* The task
Leave out the pictures, and retype only the lines from the beginning of the material through the line that contains "ax.barh(y + (i-1)*step, vals, height=h, color=c, zorder=3)", including both.
+ + + + +
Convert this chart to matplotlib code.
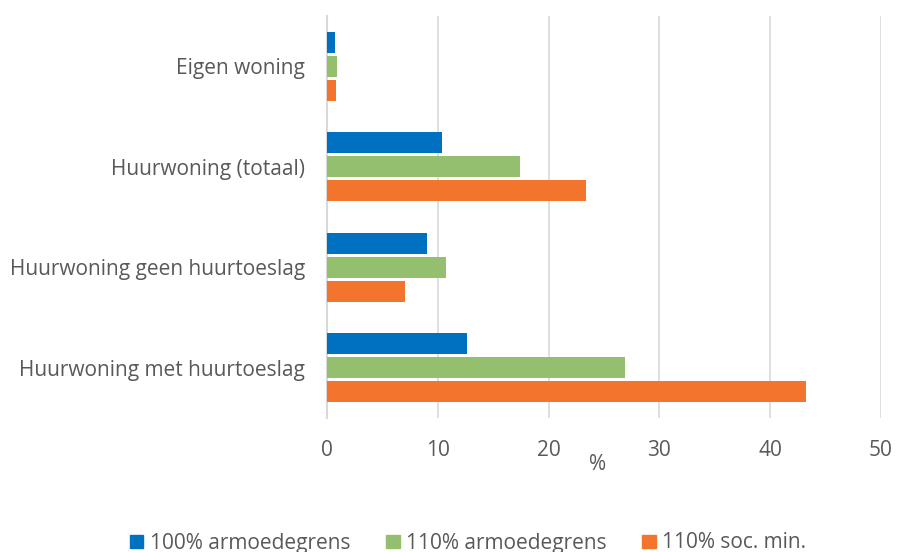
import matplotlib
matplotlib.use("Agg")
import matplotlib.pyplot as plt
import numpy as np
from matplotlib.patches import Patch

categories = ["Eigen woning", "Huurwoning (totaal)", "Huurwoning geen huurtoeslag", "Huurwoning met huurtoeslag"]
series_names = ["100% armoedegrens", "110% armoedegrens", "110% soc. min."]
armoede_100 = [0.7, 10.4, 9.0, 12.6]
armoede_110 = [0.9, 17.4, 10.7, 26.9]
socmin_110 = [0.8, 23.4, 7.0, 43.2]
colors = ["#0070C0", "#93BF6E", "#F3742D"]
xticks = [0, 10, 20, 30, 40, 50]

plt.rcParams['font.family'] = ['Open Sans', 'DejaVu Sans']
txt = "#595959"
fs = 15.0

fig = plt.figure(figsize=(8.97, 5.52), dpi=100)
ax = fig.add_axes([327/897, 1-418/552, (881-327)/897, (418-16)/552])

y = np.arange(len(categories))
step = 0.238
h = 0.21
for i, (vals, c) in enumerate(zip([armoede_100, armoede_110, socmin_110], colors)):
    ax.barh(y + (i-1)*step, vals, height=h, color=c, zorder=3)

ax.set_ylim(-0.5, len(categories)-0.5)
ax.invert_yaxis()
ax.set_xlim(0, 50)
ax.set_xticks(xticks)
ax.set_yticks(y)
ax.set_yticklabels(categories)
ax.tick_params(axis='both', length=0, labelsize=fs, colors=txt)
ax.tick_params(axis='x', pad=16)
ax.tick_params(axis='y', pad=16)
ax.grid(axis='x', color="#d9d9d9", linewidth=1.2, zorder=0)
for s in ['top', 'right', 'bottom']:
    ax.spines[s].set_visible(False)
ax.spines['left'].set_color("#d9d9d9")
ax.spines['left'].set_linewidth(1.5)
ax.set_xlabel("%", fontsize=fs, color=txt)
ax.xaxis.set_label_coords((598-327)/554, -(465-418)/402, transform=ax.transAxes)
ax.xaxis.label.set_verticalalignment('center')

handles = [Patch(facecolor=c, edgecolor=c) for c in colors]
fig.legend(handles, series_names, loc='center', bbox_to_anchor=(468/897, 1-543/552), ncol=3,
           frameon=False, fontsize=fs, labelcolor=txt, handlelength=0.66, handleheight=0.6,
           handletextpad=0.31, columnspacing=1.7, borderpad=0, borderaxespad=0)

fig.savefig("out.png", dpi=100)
+ + + + +
* Output below
Convert this chart to matplotlib code.
import matplotlib
matplotlib.use("Agg")
import matplotlib.pyplot as plt
import numpy as np
from matplotlib.patches import Patch

categories = ["Eigen woning", "Huurwoning (totaal)", "Huurwoning geen huurtoeslag", "Huurwoning met huurtoeslag"]
series_names = ["100% armoedegrens", "110% armoedegrens", "110% soc. min."]
armoede_100 = [0.7, 10.4, 9.0, 12.6]
armoede_110 = [0.9, 17.4, 10.7, 26.9]
socmin_110 = [0.8, 23.4, 7.0, 43.2]
colors = ["#0070C0", "#93BF6E", "#F3742D"]
xticks = [0, 10, 20, 30, 40, 50]

plt.rcParams['font.family'] = ['Open Sans', 'DejaVu Sans']
txt = "#595959"
fs = 15.0

fig = plt.figure(figsize=(8.97, 5.52), dpi=100)
ax = fig.add_axes([327/897, 1-418/552, (881-327)/897, (418-16)/552])

y = np.arange(len(categories))
step = 0.238
h = 0.21
for i, (vals, c) in enumerate(zip([armoede_100, armoede_110, socmin_110], colors)):
    ax.barh(y + (i-1)*step, vals, height=h, color=c, zorder=3)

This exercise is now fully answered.